Second, the Gospel touches every area of my life. Simple statement, but deep implications for my emotions, my thoughts, my motives, my actions. What does that look like? How does that change me? How does that change the way I relate to others? How does that change the way I work? At every possible level, the Holy Spirit wants to mold me into the likeness of Christ. My maturity depends on my willingness to let him work on me deeply. This is one of those things that I was taught very early in my new life, but until I understood the Gospel, I really had no idea how to let the Gospel change me.

Finally, my desire to witness is growing. I’m not a huge evangelist. I don’t have a long line of people who have been born again because I witnessed to them. Plus, until recently I’ve always struggled with what to say. I was so caught up in the things I mentioned earlier that a simple Gospel presentation was always hard for me because I wanted to defend the faith, not present the Gospel. But since God has reintroduced the Gospel in my life and helped me understand what the Scriptures are all about, I don’t feel like apologetics and always being on the defensive are so necessary. Most people don’t have philosophical or scientific hang-ups with God. Most of them simply need to hear that God has already made a way for redemption in Jesus Christ, so stop striving and start believing! See, as the Gospel has become clearer, more beautiful, and simpler in my heart, sharing it becomes a delight. It’s like tasting a delicious apple pie, then calling my wife in to take a bite. Sharing is the natural response to something so great.

Remember when what you believed was relatively simple? The good news is that it can be that way again. I’m not saying that you can return to the same simplicity of five-year old belief. That is gone forever, ruined by growing up in a fallen world. However, child-like faith is uncomplicated, and having a redemptive view of Scripture, knowing that God’s Word contains all the truth that we need for understanding his redemptive plan in history, and to know how he’s redeeming the world through his son, Jesus Christ, restores simplicity to the message. It has made witnessing a greater pleasure. Why wouldn’t I share something so beautiful? God is calling us to something deep, something simple. That’s the Gospel.

3 Comment(s)
  • Bruce Posted September 16, 2013 6:49 pm

    A couple questions:
    1. “Our beliefs about God are challenged by science…”. How are you defining “science” here? True (observable, testable, repeatable) science never challenges the truth about God. It can’t.
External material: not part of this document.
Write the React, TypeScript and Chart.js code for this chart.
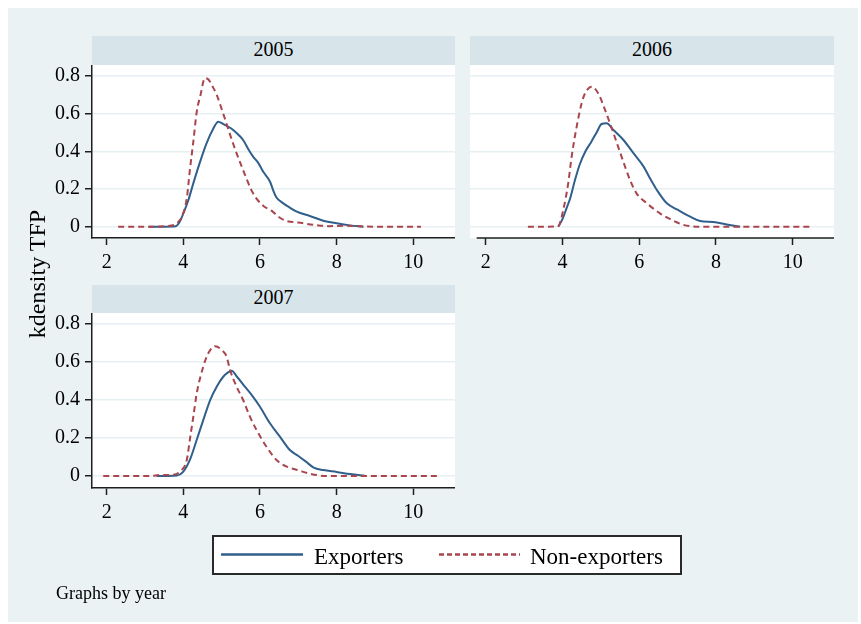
import React, { useEffect, useRef } from "react";
import { Chart, registerables } from "chart.js";

Chart.register(...registerables);

const FONT = "'Liberation Serif', 'Times New Roman', Times, serif";
const BG = "#eaf2f3";
const STRIP = "#d7e4ea";
const BLUE = "#305f8c";
const RED = "#a8454d";
const AXIS = "#1e1e1e";
const GRID = "#e6eff1";

const panelTitles = ["2005", "2006", "2007"];
const seriesNames = ["Exporters", "Non-exporters"];
const yAxisTitle = "kdensity TFP";
const noteText = "Graphs by year";
const xTickValues = [2, 4, 6, 8, 10];
const yTickValues = [0, 0.2, 0.4, 0.6, 0.8];

// 2005
const exp2005X = [3.1, 3.5, 3.8, 3.91, 4.0, 4.13, 4.26, 4.43, 4.6, 4.78, 4.91, 5.04, 5.22, 5.3, 5.45, 5.56, 5.7, 5.82, 5.95, 6.09, 6.26, 6.35, 6.43, 6.6, 6.74, 6.96, 7.3, 7.65, 8.0, 8.35, 8.7];
const exp2005Y = [0, 0, 0.002, 0.027, 0.07, 0.14, 0.23, 0.34, 0.44, 0.52, 0.557, 0.545, 0.525, 0.513, 0.485, 0.46, 0.41, 0.372, 0.34, 0.29, 0.24, 0.19, 0.155, 0.125, 0.106, 0.08, 0.057, 0.032, 0.018, 0.007, 0];
const non2005X = [2.3, 3.0, 3.6, 3.83, 3.96, 4.09, 4.17, 4.26, 4.35, 4.45, 4.56, 4.66, 4.76, 4.87, 5.04, 5.3, 5.56, 5.82, 6.09, 6.3, 6.5, 6.7, 7.0, 7.4, 7.8, 8.2, 9.0, 10.2];
const non2005Y = [0, 0, 0.003, 0.018, 0.053, 0.15, 0.3, 0.45, 0.61, 0.7, 0.788, 0.78, 0.745, 0.7, 0.6, 0.44, 0.3, 0.177, 0.11, 0.085, 0.05, 0.03, 0.022, 0.01, 0.003, 0.005, 0, 0];

// 2006
const exp2006X = [3.89, 4.0, 4.11, 4.2, 4.33, 4.45, 4.6, 4.75, 4.89, 5.02, 5.15, 5.33, 5.59, 5.85, 6.11, 6.3, 6.46, 6.72, 7.0, 7.33, 7.59, 7.93, 8.28, 8.63];
const exp2006Y = [0, 0.04, 0.1, 0.15, 0.25, 0.33, 0.4, 0.45, 0.5, 0.545, 0.549, 0.513, 0.46, 0.39, 0.32, 0.25, 0.195, 0.124, 0.09, 0.053, 0.03, 0.025, 0.012, 0];
const non2006X = [3.1, 3.5, 3.89, 4.02, 4.15, 4.24, 4.37, 4.5, 4.59, 4.76, 4.93, 5.11, 5.33, 5.54, 5.76, 5.93, 6.2, 6.54, 6.76, 7.15, 7.6, 8.5, 9.5, 10.5];
const non2006Y = [0, 0, 0.003, 0.088, 0.23, 0.372, 0.53, 0.655, 0.708, 0.743, 0.708, 0.62, 0.496, 0.372, 0.248, 0.177, 0.124, 0.071, 0.045, 0.01, 0, 0, 0, 0];

// 2007
const exp2007X = [3.3, 3.6, 3.83, 4.0, 4.17, 4.35, 4.52, 4.7, 4.87, 5.04, 5.15, 5.26, 5.4, 5.6, 5.8, 6.0, 6.26, 6.52, 6.78, 7.0, 7.2, 7.4, 7.65, 8.0, 8.35, 8.74];
const exp2007Y = [0, 0, 0.002, 0.023, 0.084, 0.19, 0.293, 0.398, 0.468, 0.52, 0.54, 0.552, 0.52, 0.47, 0.42, 0.363, 0.276, 0.206, 0.136, 0.105, 0.075, 0.044, 0.031, 0.021, 0.01, 0];
const non2007X = [1.91, 2.5, 3.13, 3.4, 3.7, 3.91, 4.09, 4.17, 4.26, 4.35, 4.52, 4.65, 4.83, 5.0, 5.13, 5.22, 5.39, 5.56, 5.74, 5.91, 6.17, 6.43, 6.7, 7.0, 7.3, 7.74, 8.5, 9.5, 10.7];
const non2007Y = [0, 0, 0, 0.005, 0.006, 0.023, 0.084, 0.19, 0.31, 0.433, 0.573, 0.643, 0.68, 0.66, 0.625, 0.555, 0.468, 0.398, 0.31, 0.241, 0.153, 0.084, 0.049, 0.03, 0.012, 0, 0, 0, 0];

const toPoints = (xs: number[], ys: number[]) => xs.map((x, i) => ({ x, y: ys[i] }));

type PanelProps = {
  expX: number[]; expY: number[]; nonX: number[]; nonY: number[];
  left: number; top: number; width: number; height: number;
  showY: boolean; xMin: number; xMax: number; yMin: number; yMax: number;
  axisInset: number;
};

function Panel(p: PanelProps) {
  const ref = useRef<HTMLCanvasElement>(null);
  useEffect(() => {
    const whiteArea = {
      id: "whiteArea",
      beforeDraw(chart: any) {
        const { ctx, chartArea: a } = chart;
        ctx.save();
        ctx.fillStyle = "#ffffff";
        ctx.fillRect(a.left, a.top, a.right - a.left, a.bottom - a.top);
        ctx.restore();
      },
    };
    const axisLine = {
      id: "axisLine",
      afterDraw(chart: any) {
        if (!p.axisInset) return;
        const { ctx, chartArea: a } = chart;
        ctx.save();
        ctx.strokeStyle = AXIS;
        ctx.lineWidth = 1.5;
        ctx.beginPath();
        ctx.moveTo(a.left + p.axisInset, a.bottom);
        ctx.lineTo(a.right, a.bottom);
        ctx.stroke();
        ctx.restore();
      },
    };
    const chart = new Chart(ref.current as HTMLCanvasElement, {
      type: "line",
      data: {
        datasets: [
          {
            label: seriesNames[0],
            data: toPoints(p.expX, p.expY),
            borderColor: BLUE,
            borderWidth: 2,
            pointRadius: 0,
            cubicInterpolationMode: "monotone",
            fill: false,
            order: 2,
          },
          {
            label: seriesNames[1],
            data: toPoints(p.nonX, p.nonY),
            borderColor: RED,
            borderWidth: 2,
            borderDash: [6, 4],
            pointRadius: 0,
            cubicInterpolationMode: "monotone",
            fill: false,
            order: 1,
          },
        ],
      },
      options: {
        responsive: false,
        animation: false,
        layout: { padding: 0 },
        plugins: { legend: { display: false }, tooltip: { enabled: false }, title: { display: false } },
        scales: {
          x: {
            type: "linear",
            min: p.xMin,
            max: p.xMax,
            afterBuildTicks: (s: any) => { s.ticks = xTickValues.map((v) => ({ value: v })); },
            afterFit: (s: any) => { s.height = 35; s.paddingLeft = 0; s.paddingRight = 0; },
            ticks: {
              color: "#000",
              font: { family: FONT, size: 20 },
              padding: 6,
              maxRotation: 0,
              autoSkip: false,
              callback: (v: any) => String(v),
            },
            grid: { drawOnChartArea: false, drawTicks: true, tickLength: 7, tickColor: AXIS, tickWidth: 1.5 },
            border: { display: !p.axisInset, color: AXIS, width: 1.5 },
          },
          y: {
            type: "linear",
            min: p.yMin,
            max: p.yMax,
            afterBuildTicks: (s: any) => { s.ticks = yTickValues.map((v) => ({ value: v })); },
            afterFit: (s: any) => { s.width = p.showY ? 60 : 0; s.paddingTop = 0; s.paddingBottom = 0; },
            ticks: {
              display: p.showY,
              color: "#000",
              font: { family: FONT, size: 20 },
              padding: 5,
              callback: (v: any) => (v === 0 ? "0" : Number(v).toFixed(1)),
            },
            grid: { color: GRID, lineWidth: 1.5, drawTicks: p.showY, tickLength: 7, tickColor: AXIS, tickWidth: 1.5 },
            border: { display: p.showY, color: AXIS, width: 1.5 },
          },
        },
      },
      plugins: [whiteArea, axisLine],
    } as any);
    return () => chart.destroy();
  }, []);
  return (
    <canvas
      ref={ref}
      width={p.width}
      height={p.height}
      style={{ position: "absolute", left: p.left, top: p.top, width: p.width, height: p.height }}
    />
  );
}

const stripStyle = (left: number, top: number, width: number, height: number, lh: number): React.CSSProperties => ({
  position: "absolute",
  left,
  top,
  width,
  height,
  background: STRIP,
  textAlign: "center",
  fontFamily: FONT,
  fontSize: 20,
  lineHeight: lh + "px",
  color: "#000",
});

export default function App() {
  return (
    <div style={{ position: "absolute", left: 0, top: 0, width: 861, height: 624, overflow: "hidden", background: "#fff" }}>
      <div style={{ position: "absolute", left: 8, top: 8, width: 850, height: 614, background: BG }} />
      <div style={stripStyle(92, 36, 363, 29, 26)}>{panelTitles[0]}</div>
      <div style={stripStyle(470, 36, 364, 29, 26)}>{panelTitles[1]}</div>
      <div style={stripStyle(92, 285, 363, 28, 25)}>{panelTitles[2]}</div>

      <Panel expX={exp2005X} expY={exp2005Y} nonX={non2005X} nonY={non2005Y}
        left={32} top={65} width={423} height={208} showY={true}
        xMin={1.617} xMax={11.088} yMin={-0.06} yMax={0.858} axisInset={0} />
      <Panel expX={exp2006X} expY={exp2006Y} nonX={non2006X} nonY={non2006Y}
        left={470} top={65} width={364} height={208} showY={false}
        xMin={1.591} xMax={11.076} yMin={-0.06} yMax={0.858} axisInset={6.7} />
      <Panel expX={exp2007X} expY={exp2007Y} nonX={non2007X} nonY={non2007Y}
        left={32} top={313} width={423} height={210} showY={true}
        xMin={1.617} xMax={11.088} yMin={-0.063} yMax={0.854} axisInset={0} />

      <div style={{
        position: "absolute", left: 36.6 - 100, top: 274 - 12, width: 200, height: 24,
        lineHeight: "24px", fontSize: 24, fontFamily: FONT, textAlign: "center",
        transform: "rotate(-90deg)", color: "#000", whiteSpace: "nowrap",
      }}>{yAxisTitle}</div>

      <div style={{ position: "absolute", left: 212, top: 535, width: 470, height: 40, boxSizing: "border-box", border: "2px solid #2a2a2a", background: "#fff" }} />
      <svg style={{ position: "absolute", left: 0, top: 0 }} width={861} height={624}>
        <line x1={221} y1={554.5} x2={303} y2={554.5} stroke={BLUE} strokeWidth={2.5} />
        <line x1={439} y1={554.5} x2={520} y2={554.5} stroke={RED} strokeWidth={2.5} strokeDasharray="5 3" />
      </svg>
      <div style={{ position: "absolute", left: 314, top: 537, height: 40, lineHeight: "40px", fontSize: 23, fontFamily: FONT, color: "#000", whiteSpace: "nowrap" }}>{seriesNames[0]}</div>
      <div style={{ position: "absolute", left: 530, top: 537, height: 40, lineHeight: "40px", fontSize: 23, fontFamily: FONT, color: "#000", whiteSpace: "nowrap" }}>{seriesNames[1]}</div>

      <div style={{ position: "absolute", left: 56, top: 583.5, height: 18, lineHeight: "18px", fontSize: 18, fontFamily: FONT, color: "#000", whiteSpace: "nowrap" }}>{noteText}</div>
    </div>
  );
}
God is the Author of empirical science, so it can only bring more glory to Him.

    2. “… trying to squeeze scientific explanations for things out of a book that isn’t actually a science book…” Could you clarify what “book” you are referring to?
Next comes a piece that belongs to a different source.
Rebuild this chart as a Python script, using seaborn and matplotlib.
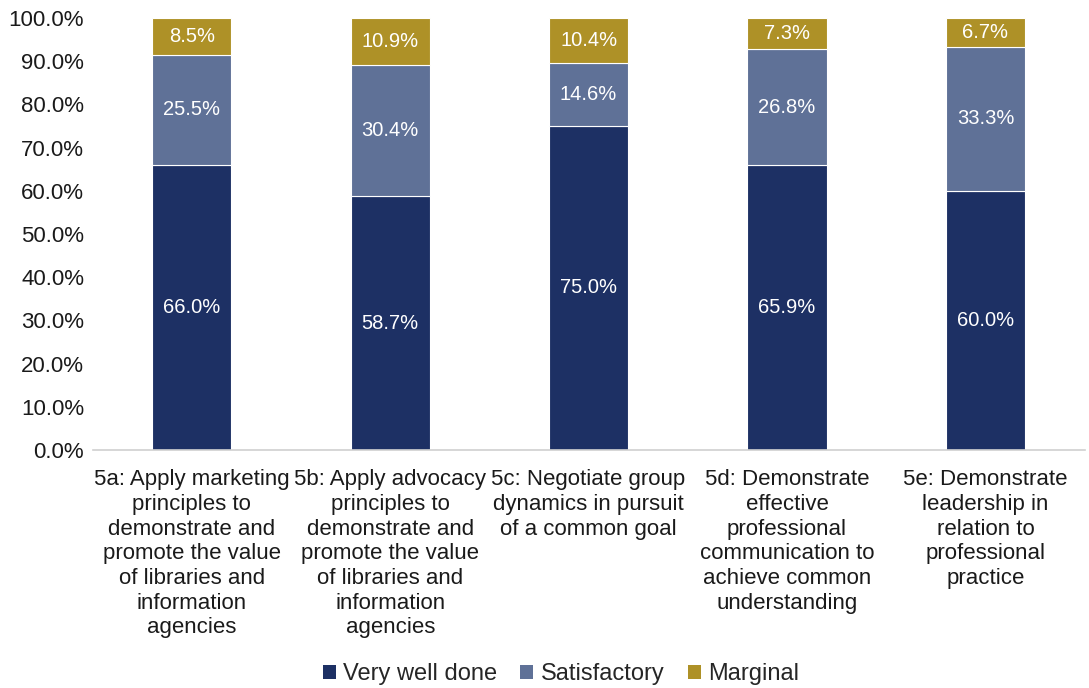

    • Shane Posted September 17, 2013 8:54 am

      Bruce, I think you may have missed the point of my post. I’m not discouraging Christians from engaging in science or even using science to show the reality of God. What I am protesting is how in my life the quest to prove God’s existence by the means of science had taken the spotlight from the Gospel. The “book” I am referring to is the Bible. The Bible is not a science textbook. The Bible is about God’s work in human history to redeem a people for himself through Jesus Christ. We have to start there when defining the content of the Scriptures. Jesus said that all of the Law and Prophets testify about him (John 5:39), and that sets the tone for how we read everything in the Bible. From that point of reference, when we find scientific knowledge in the Scripture, it is subordinate and supportive to the overarching theme of redemption in Jesus Christ.
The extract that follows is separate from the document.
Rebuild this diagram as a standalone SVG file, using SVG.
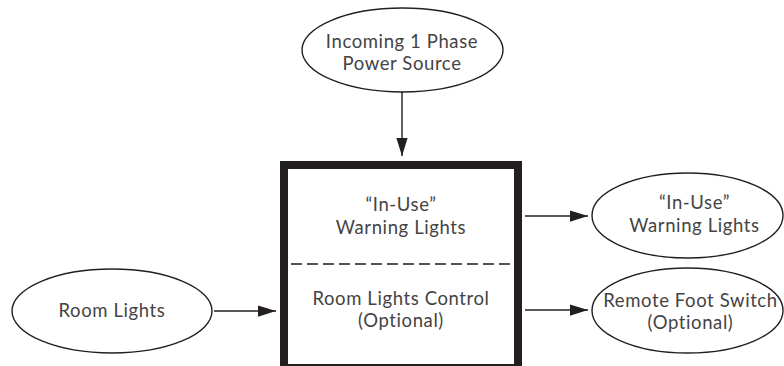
<svg xmlns="http://www.w3.org/2000/svg" width="784" height="366" viewBox="0 0 784 366">
<defs>
<style>
.node ellipse{fill:#fff;stroke:#231f20;stroke-width:1.4}
text{font-family:Lato,"Open Sans","Liberation Sans",sans-serif;font-size:18.5px;font-weight:400;fill:#454344;text-anchor:middle;letter-spacing:0.6px}
.conn line{stroke:#231f20;stroke-width:1.4}
</style>
<marker id="ah" markerUnits="userSpaceOnUse" markerWidth="18" markerHeight="12" refX="16" refY="5" orient="auto" viewBox="0 0 16 10">
<path d="M0,0 L16,5 L0,10 Z" fill="#231f20"/>
</marker>
</defs>
<rect width="784" height="366" fill="#fff"/>
<g id="connectors" class="conn">
<line x1="402" y1="92" x2="402" y2="156" marker-end="url(#ah)"/>
<line x1="525" y1="216" x2="588" y2="216" marker-end="url(#ah)"/>
<line x1="525" y1="310" x2="588" y2="310" marker-end="url(#ah)"/>
<line x1="214" y1="311" x2="276" y2="311" marker-end="url(#ah)"/>
</g>
<g id="power-source" class="node">
<ellipse cx="402.5" cy="50" rx="100.5" ry="42"/>
<text x="402" y="48">Incoming 1 Phase</text>
<text x="402" y="70">Power Source</text>
</g>
<g id="controller" class="node">
<rect x="284" y="165" width="234" height="203" fill="#fff" stroke="#231f20" stroke-width="8"/>
<line x1="291" y1="264" x2="511" y2="264" stroke="#231f20" stroke-width="1.4" stroke-dasharray="11,5"/>
<text x="401" y="211">“In-Use”</text>
<text x="401" y="234">Warning Lights</text>
<text x="401" y="305">Room Lights Control</text>
<text x="401" y="327">(Optional)</text>
</g>
<g id="warning-lights" class="node">
<ellipse cx="687.5" cy="215.5" rx="95.5" ry="42.5"/>
<text x="694.5" y="209">“In-Use”</text>
<text x="694.5" y="232">Warning Lights</text>
</g>
<g id="foot-switch" class="node">
<ellipse cx="687.5" cy="310.5" rx="95.5" ry="42.5"/>
<text x="690.5" y="307">Remote Foot Switch</text>
<text x="690.5" y="329">(Optional)</text>
</g>
<g id="room-lights" class="node">
<ellipse cx="112" cy="311" rx="100" ry="42"/>
<text x="112" y="317">Room Lights</text>
</g>
</svg>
      Similarly, like I said in the blog, the only history in the Bible is that history that is subordinate and supportive to the history of redemption in Jesus Christ. That’s why you don’t find out without great speculation where all of Noah’s descendants actually end up migrating. The Biblical story zooms in on Shem’s descendants, which leads to Abraham, and ultimately to Jesus Christ, and puts the other sons and their descendants on the periphery.

      So my point is not to dog the pursuit of science or history with a Christian perspective, but rather to express my journey of how I had my priority backwards for so long. Rediscovering the Gospel has put it all in perspective for me.

  • Terry Robertson Posted September 17, 2013 7:21 am


    I do not know you (but hope too) and have just recently returned to Missouri after spending many years away. We just began attending NHC two weeks ago. Anyway, my job has been in science for the past 3 decades and I feel your struggle. A research university is a tough place to be a Christian. When I tell folks I am a creationist (albeit, not of the young earth variety) immediately a wall is put up between us. So what to do….

    The answer is found in the marvelous words of your post. The Bible is about salvation – pure and simple. It does not give us chemical formulas or physics equations or even political solutions. It gives us the plan of salvation. The most important gift. It is true and it does not contain error, and I praise God for it, but let us please not make it into something it is not.

    Anyway, I think most reflective people wonder through the same jungles Solomon trod in Ecclesiastes.

    Stay strong. God gave us the period of grace. Let us not waste it on vanity.